East Timor also has marble - but again this is unlikely to contribute much to the economy, in the short term at least.
Oil and gas
Instead, East Timor's new leaders will be looking offshore in the hope of securing their territory's economic future - to oil and gas reserves in the Timor Sea, the stretch of water that separates the territory's southern coast and northern Australia.
The Timor Sea is believed to contain considerable reserves of oil and gas.
Some industry experts have compared it to areas in the Middle East and in the North Sea.
In a move which at the time was condemned by pro-East Timorese groups and many in the international community, Australia negotiated a treaty with Indonesia in 1989 for joint exploration and exploitation of reserves in a 24,000-square-mile area of seabed known as the Timor Gap.
Under the terms of the treaty, the exploration zone is divided into three areas - one administered by Indonesia, one by Australia and one, in the middle of the area, is administered jointly.
Early hopes of an oil bonanza have not been met.
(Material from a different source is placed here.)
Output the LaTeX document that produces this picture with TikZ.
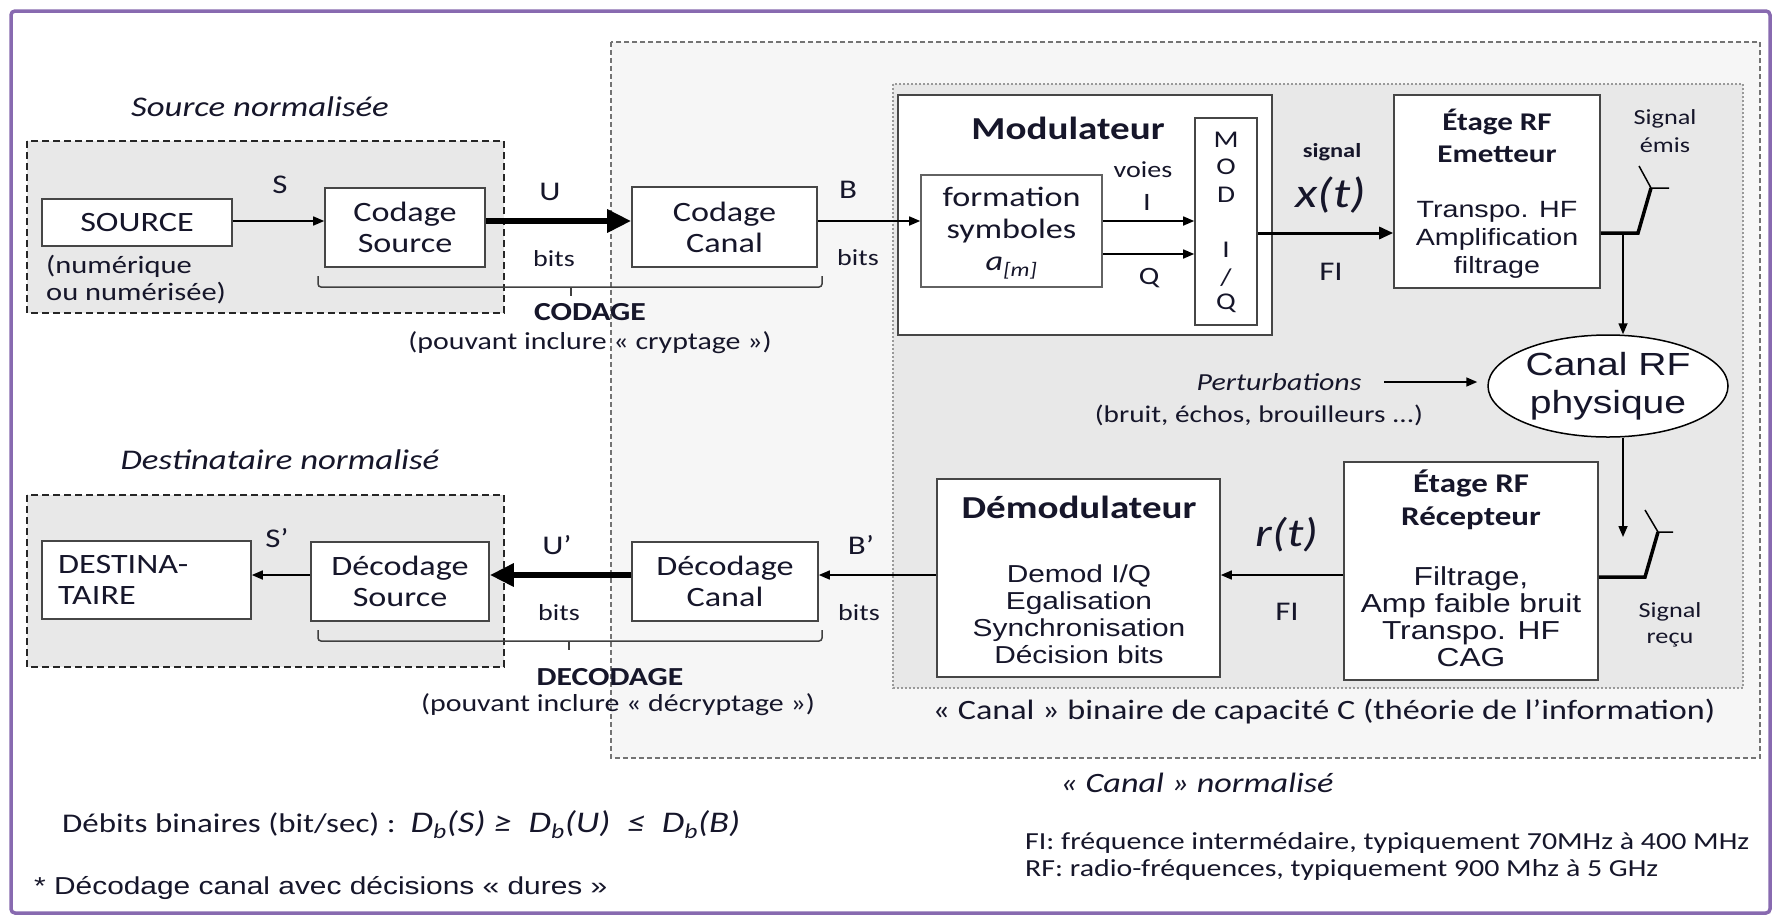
\documentclass[tikz,border=0pt]{standalone}
\usepackage{fontspec}
\setmainfont[FakeStretch=1.22]{Carlito}
\newfontfamily\arialf[FakeStretch=1.22]{Liberation Sans}
\usetikzlibrary{arrows.meta,shapes.geometric}
\definecolor{txt}{RGB}{22,22,42}
\definecolor{framec}{RGB}{136,106,176}
\definecolor{bigfill}{RGB}{246,246,246}
\definecolor{grayfill}{RGB}{232,232,232}
\definecolor{bord}{RGB}{70,70,70}
\newcommand\fsz[2]{\fontsize{#1}{#2}\selectfont}
\begin{document}
\begin{tikzpicture}[x=1pt,y=-1pt,
  every node/.style={text=txt, inner sep=0pt},
  box/.style={draw=bord, line width=1.6pt, fill=white, inner sep=0pt, align=center},
  lbl/.style={font=\fsz{27}{30}},
  bitsl/.style={font=\fsz{23}{26}},
  arr/.style={draw=black, line width=1.6pt, -{Triangle[length=11pt,width=9pt]}},
  midarr/.style={draw=black, line width=3pt, -{Triangle[length=14pt,width=12pt]}},
  fatarr/.style={draw=black, line width=6pt, -{Triangle[length=24pt,width=22pt]}},
  srcbox/.style={draw=black!85, line width=1.6pt, dash pattern=on 7pt off 4pt, fill=grayfill},
  bigbox/.style={draw=black!55, line width=1.4pt, dash pattern=on 5pt off 3pt, fill=bigfill},
  dotbox/.style={draw=black!40, line width=1.2pt, dash pattern=on 2pt off 2pt, fill=grayfill},
  brc/.style={draw=black!75, line width=1.5pt, rounded corners=3pt},
  antthick/.style={draw=black, line width=3.5pt},
  antthin/.style={draw=black, line width=1.5pt}
]
\path[use as bounding box] (0,0) rectangle (1779,916);
\fill[white] (0,0) rectangle (1779,916);
\draw[framec, line width=3.5pt, rounded corners=4pt] (11,11) rectangle (1770,913);

% group boxes
\draw[bigbox] (611,42) rectangle (1760,758);
\draw[dotbox] (893,84) rectangle (1743,688);
\draw[srcbox] (27,141) rectangle (504,313);
\draw[srcbox] (27,495) rectangle (504,667);

\coordinate (rowt) at (0,221);
\coordinate (rowb) at (0,575);

% ---------- top row ----------
\node[font=\itshape\fsz{28.5}{30}] (srcnorm) at (260,107) {Source normalisée};
\node[box, minimum width=190pt, minimum height=47pt, font=\fsz{28}{31}] (source) at (137,222.5) {SOURCE};
\node[anchor=west, align=left, font=\fsz{25}{27}] (num) at (46,280) {(numérique\\ou numérisée)};
\node[box, minimum width=160pt, minimum height=79pt, font=\fsz{28}{31}] (codsrc) at (405,227.5) {Codage\\Source};
\node[lbl] (S) at (280,185) {S};
\node[lbl] (U) at (550,192) {U};
\node[bitsl] (bits1) at (554,259) {bits};
\node[box, minimum width=185pt, minimum height=80pt, font=\fsz{28}{31}] (codcan) at (724.5,227) {Codage\\Canal};
\node[lbl] (B) at (848,190) {B};
\node[bitsl] (bits2) at (858,258) {bits};

\draw[arr] (source.east |- rowt) -- (codsrc.west |- rowt);
\draw[fatarr] (codsrc.east |- rowt) -- (codcan.west |- rowt);

% brace CODAGE
\draw[brc] (318,276) -- (318,287) -- (822,287) -- (822,276);
\draw[brc] (571,287) -- (571,296);
\node[font=\bfseries\fsz{26}{30}] (codage) at (590,312) {CODAGE};
\node[font=\fsz{24.5}{27}] (codp) at (590,343) {(pouvant inclure «~cryptage~»)};

% modulateur
\node[box, minimum width=374pt, minimum height=240pt] (modbox) at (1085,215) {};
\node[font=\bfseries\fsz{32}{34}] (modt) at (1068,128) {Modulateur};
\node[box, draw=bord!85, minimum width=181pt, minimum height=112pt] (form) at (1011.5,231) {};
\node[font=\fsz{28}{32}, align=center] (formt) at (1011.5,233) {formation\\symboles\\{\itshape a\textsubscript{[m]}}};
\node[font=\fsz{23}{26}] (voies) at (1143,170) {voies};
\node[font=\fsz{25}{28}] (Il) at (1147,202) {I};
\node[font=\fsz{25}{28}] (Ql) at (1149,278) {Q};
\node[box, minimum width=62pt, minimum height=207pt] (modiq) at (1226,221.5) {};
\node[font=\fsz{24}{26}] (m1) at (1226,140) {M};
\node[font=\fsz{24}{26}] (m2) at (1226,167) {O};
\node[font=\fsz{24}{26}] (m3) at (1226,195) {D};
\node[font=\fsz{24}{26}] (m4) at (1226,250) {I};
\node[font=\fsz{24}{26}] (m5) at (1226,278) {/};
\node[font=\fsz{24}{26}] (m6) at (1226,303) {Q};
\draw[arr] (codcan.east |- rowt) -- (form.west |- rowt);
\draw[arr] (form.east |- rowt) -- (modiq.west |- rowt);
\coordinate (rowq) at (0,254);
\draw[arr] (form.east |- rowq) -- (modiq.west |- rowq);

% x(t)
\node[font=\bfseries\fsz{20}{23}] (sig) at (1332,152) {signal};
\node[font=\itshape\fsz{42}{44}] (xt) at (1331,195) {x(t)};
\node[lbl] (fi1) at (1331,272) {FI};
\coordinate (rowx) at (0,233);

% Etage RF emetteur
\node[box, minimum width=206pt, minimum height=193pt] (etx) at (1497,191.5) {};
\node[font=\bfseries\fsz{25.5}{32}, align=center] (etxt) at (1497,136) {Étage RF\\Emetteur};
\node[font=\arialf\fsz{23.5}{28}, align=center] (etxb) at (1497,240) {Transpo. HF\\Amplification\\filtrage};
\draw[midarr] (modiq.east |- rowx) -- (etx.west |- rowx);

% antenna TX
\node[font=\fsz{21.5}{28}, align=center] (semis) at (1665,131) {Signal\\émis};
\coordinate (ta1) at (1638,233);
\coordinate (ta2) at (1651,188);
\coordinate (ta3) at (1639,166);
\coordinate (ta4) at (1669,188);
\coordinate (tj) at (1623,233);
\draw[antthick] (etx.east |- rowx) -- (ta1) -- (ta2);
\draw[antthin] (ta3) -- (ta2) -- (ta4);

% canal RF
\node[ellipse, draw=black, line width=1.5pt, fill=white, minimum width=240pt, minimum height=102pt, font=\arialf\fsz{32}{38}, align=center] (canal) at (1608,386) {Canal RF\\physique};
\draw[arr] (tj) -- (tj |- canal.north);
\node[font=\itshape\fsz{24.5}{30}] (pert) at (1279,382) {Perturbations};
\node[font=\fsz{24}{26}] (bruit) at (1259,415) {(bruit, échos, brouilleurs ...)};
\coordinate (pa) at (1384,382);
\draw[arr] (pa) -- ([xshift=-10pt]canal.west |- pa);

% Etage RF recepteur
\node[box, minimum width=254pt, minimum height=218pt] (rec) at (1471,571) {};
\node[font=\bfseries\fsz{27}{33}, align=center] (rect) at (1471,499.5) {Étage RF\\Récepteur};
\node[font=\arialf\fsz{26}{27}, align=center] (recb) at (1471,617) {Filtrage,\\Amp faible bruit\\Transpo. HF\\CAG};
\coordinate (rj) at (1623,537);
\draw[arr] (canal.south -| rj) -- (rj);
\coordinate (ra1) at (1645,577);
\coordinate (ra2) at (1658,532);
\coordinate (ra3) at (1645,510);
\coordinate (ra4) at (1673,532);
\draw[antthick] (rec.east |- ra1) -- (ra1) -- (ra2);
\draw[antthin] (ra3) -- (ra2) -- (ra4);
\node[font=\fsz{21.5}{26}, align=center] (srecu) at (1670,625) {Signal\\reçu};

% demodulateur
\node[font=\itshape\fsz{40}{42}] (rt) at (1287,535) {r(t)};
\node[lbl] (fi2) at (1287,612) {FI};
\node[box, minimum width=283pt, minimum height=198pt] (demod) at (1078.5,578) {};
\node[font=\bfseries\fsz{32}{34}] (demt) at (1079,507) {Démodulateur};
\node[font=\arialf\fsz{24.5}{27}, align=center] (demb) at (1079,614.5) {Demod I/Q\\Egalisation\\Synchronisation\\Décision bits};
\draw[arr] (rec.west |- rowb) -- (demod.east |- rowb);

% bottom row
\node[lbl] (Bp) at (861,545) {B’};
\node[bitsl] (bits3) at (859,613) {bits};
\node[box, minimum width=186pt, minimum height=79pt, font=\fsz{28}{31}] (deccan) at (725,581.5) {Décodage\\Canal};
\draw[arr] (demod.west |- rowb) -- (deccan.east |- rowb);
\node[lbl] (Up) at (557,545) {U’};
\node[bitsl] (bits4) at (559,613) {bits};
\node[box, minimum width=178pt, minimum height=79pt, font=\fsz{28}{31}] (decsrc) at (400,581.5) {Décodage\\Source};
\draw[fatarr] (deccan.west |- rowb) -- (decsrc.east |- rowb);
\node[lbl] (Sp) at (277,538) {S’};
\node[box, minimum width=209pt, minimum height=78pt] (dest) at (146.5,580) {};
\node[anchor=west, align=left, font=\fsz{28}{31}] (destt) at (58,579.5) {DESTINA-\\TAIRE};
\draw[arr] (decsrc.west |- rowb) -- (dest.east |- rowb);
\node[font=\itshape\fsz{28.5}{30}] (dstnorm) at (280,460) {Destinataire normalisé};

% brace DECODAGE
\draw[brc] (318,630) -- (318,641) -- (822,641) -- (822,630);
\draw[brc] (569,641) -- (569,650);
\node[font=\bfseries\fsz{26}{30}] (decodage) at (610,677) {DECODAGE};
\node[font=\fsz{24.5}{27}] (decp) at (618,705) {(pouvant inclure «~décryptage~»)};

% captions
\node[font=\fsz{28}{30}] (canbin) at (1324,712) {«~Canal~» binaire de capacité C (théorie de l’information)};
\node[font=\itshape\fsz{28}{30}] (cannorm) at (1197,783) {«~Canal~» normalisé};
\node[anchor=west, font=\fsz{27}{30}] (debits) at (62,825) {Débits binaires (bit/sec) :\ \ {\fsz{30}{30}\itshape D\textsubscript{b}(S)\ ≥\ \ D\textsubscript{b}(U)\ \ ≤\ \ D\textsubscript{b}(B)}};
\node[anchor=west, font=\arialf\fsz{24.5}{26}] (dur) at (34,888) {* Décodage canal avec décisions «~dures~»};
\node[anchor=west, font=\fsz{24.5}{27}, align=left] (fi) at (1025,856) {FI: fréquence intermédaire, typiquement 70MHz à 400 MHz\\RF: radio-fréquences, typiquement 900 Mhz à 5 GHz};
\end{tikzpicture}
\end{document}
International exploration companies have so far found only a relatively-small oil field which is likely to run dry within the next two to three years.
To date only about $3m of taxes have been distributed to each government.
'Large gas reserves'
However, oil companies say they have found very large reserves of gas in the area jointly administered by the two countries, and have been planning to invest $1.5bn to exploit it.
But due to recent events in East Timor those exploration plans are on hold.
As East Timor is moving towards independence, analysts question whether the Timor Gap treaty can still be considered valid.
Leaders of the pro-independence movement in East Timor - keen to grasp at any opportunity that might ensure their territory's future economic viability - want the oil companies to stay.
Indonesia has issued conflicting messages. One senior government official said Jakarta's part in the treaty would now be merely passed on to a new independent East Timor administration.
But another Jakarta official says the treaty will have to be completely renegotiated.
He said West Timor, an integral part of Indonesia, also had a claim on waters in the Timor Sea and should have a share of the area's wealth.
The oil exploration companies are understandably nervous - they will certainly be unwilling to commit large amounts of investment funds until the treaty situation is clarified.
If peace can be established quickly in East Timor and if Indonesia, Australia and a newly-independent East Timor can clarify the standing of the Timor Gap treaty, then the oil companies could well stay and eventually some wealth might be transferred to Dili.
But those are big ifs in the present turbulent times.
Before too long the oil companies could be towing their drilling platforms elsewhere.